From largest to smallest, Noah learned to nourish and take care of them.

It must have been “fun” to be a zoo tender for that year.

Except for the roaring of the floodwaters outside, the thunderclaps and wild howling of the wind, the screaming of the drowning animals and humans, and the wailing of their children.

Noah learned all about responsibility that year.  With deep sadness, he understood the mistakes he had made in the past.  He realized how distracted from his true mission he had become.  Long ago, he was expected to be a great man, a righteous man, one who could talk with God.  One who would become the world’s savior.  But he was sidetracked by his callousness, maybe even narcissism.  He failed by not teaching his neighbors about the power of repentance.  He failed by being content with the knowledge that he was the only one judged righteous enough to have God talk to him, save him and his family, and entrust him with the noble task as being a savior.

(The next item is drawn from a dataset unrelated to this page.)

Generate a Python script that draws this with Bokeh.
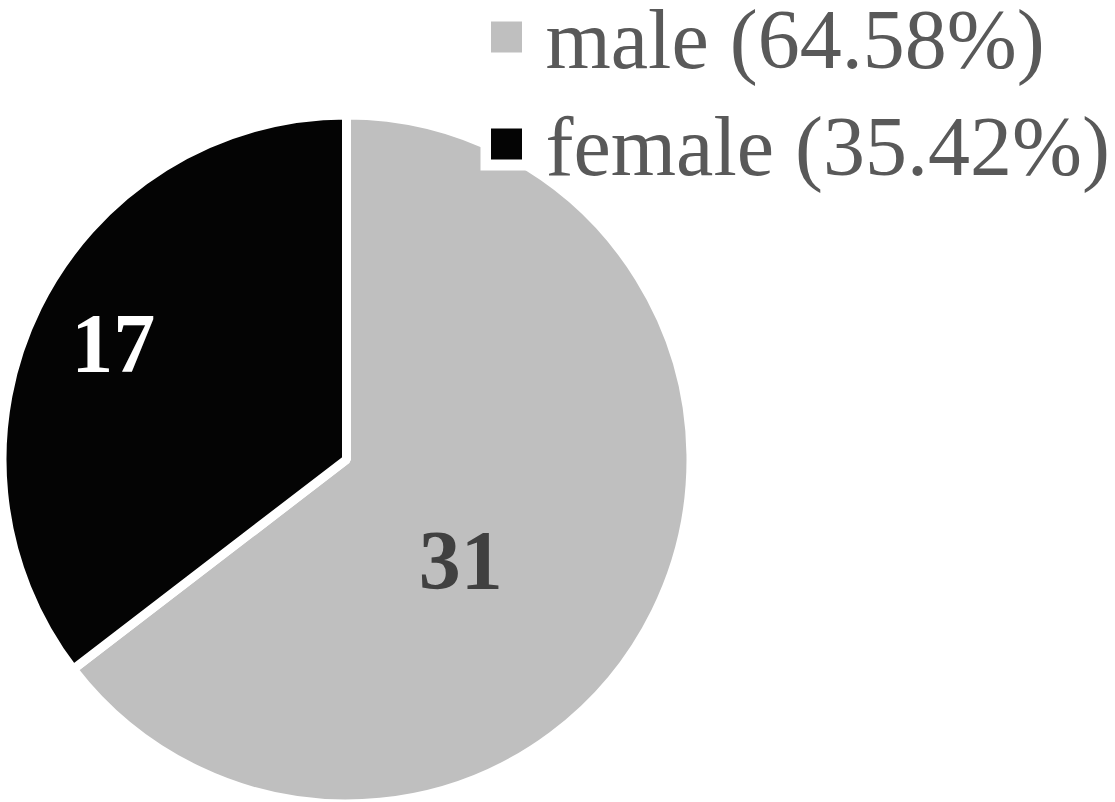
import math
from bokeh.plotting import figure
from bokeh.models import Range1d, ColumnDataSource
from bokeh.core.properties import value
from bokeh.embed import file_html
from bokeh.resources import INLINE

# ---- data ----
categories = ["male", "female"]
counts = [31, 17]
colors = ["#bfbfbf", "#040404"]
label_colors = ["#404040", "#ffffff"]
legend_labels = ["male (64.58%)", "female (35.42%)"]

# ---- layout (pixel space of the figure) ----
W, H = 1115, 802
cx, cy = 346, 343          # pie centre
R = 344.5                  # wedge radius (white stroke eats part of it)
label_r = [0.45, 0.765]    # label radius as fraction of the visible radius
label_shift = [-15.5, 0.0] # degrees, moves the label off the slice middle

p = figure(width=W, height=H, x_range=Range1d(0, W), y_range=Range1d(0, H),
           output_backend="svg", toolbar_location=None, min_border=0)
p.axis.visible = False
p.grid.visible = False
p.outline_line_color = None
p.background_fill_color = "white"
p.border_fill_color = "white"

# slices: female first counter-clockwise from 12 o'clock, male fills the rest
total = sum(counts)
order = [1, 0]
start = math.pi / 2
starts, ends, mids = {}, {}, {}
for i in order:
    a = 2 * math.pi * counts[i] / total
    starts[i], ends[i] = start, start + a
    mids[i] = start + a / 2
    start += a

src = ColumnDataSource(dict(
    x=[cx] * len(categories), y=[cy] * len(categories),
    start=[starts[i] for i in range(len(categories))],
    end=[ends[i] for i in range(len(categories))],
    color=colors))
p.wedge(x="x", y="y", radius=R, start_angle="start", end_angle="end",
        fill_color="color", line_color="white", line_width=9, source=src)

# slice labels
Rv = R - 4.5
lx, ly = [], []
for i in range(len(categories)):
    ang = mids[i] + math.radians(label_shift[i])
    lx.append(cx + label_r[i] * Rv * math.cos(ang))
    ly.append(cy + label_r[i] * Rv * math.sin(ang))
p.text(x=lx, y=ly, text=[str(c) for c in counts], text_color=label_colors,
       text_font=value("Liberation Serif"), text_font_style="bold",
       text_font_size="84px", text_align="center", text_baseline="middle")

# legend (white panel over the pie, square markers, serif labels)
p.quad(left=[480], right=[W], bottom=[632], top=[H], fill_color="white", line_color=None)
item_y = [765.5 - 107 * k for k in range(len(categories))]
p.rect(x=[506] * len(categories), y=item_y, width=31, height=31,
       fill_color=colors, line_color=None)
p.text(x=[545] * len(categories), y=[y - 2 for y in item_y], text=legend_labels,
       text_color="#595959", text_font=value("Liberation Serif"),
       text_font_size="84px", text_align="left", text_baseline="alphabetic")

open("out.html", "w").write(file_html(p, INLINE))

Now Noah saw himself as a failed messiah.  Far from being a savior of all life, he found himself in a single teiva, a single, walnut-shell sized vessel in a vast deluge, storm-tossed and miserable, caretaker of a minute sampling of all that once existed all that had been alive just a short time earlier.

It was a humbling lesson and one which, ultimately, crushed Noah.  Disembarking from the ark, he became a gardener, a vineyard keeper who, at night, alone, would get drunk in his tent and lose himself in the sweet oblivion that soon became his only solace. 

It’s a sad ending to a life that had begun so brilliantly, with so many great expectations.

For the Torah tellers, however, this legendary moral tale becomes the precursor for a whole new storyline.  It took ten generations from Adam to Noah; ten generations from the first mindless murder of one human being by another to the understanding that there simply had to be a way to control the Evil that resided with us.  Now, with the ending of the Noah story, it would take yet another ten generations—the ten generations between Noah and Abraham—to lead us to the next step in our spiritual evolution.

It would be a journey not on water, but across land and desert; a journey taken not in silent remorse, but rather filled with an ongoing conversation, an unfolding discussion with God about the world and how it should be run.

But it will take a man more righteous than Noah, a man righteous not only in his own generation, but for all generations.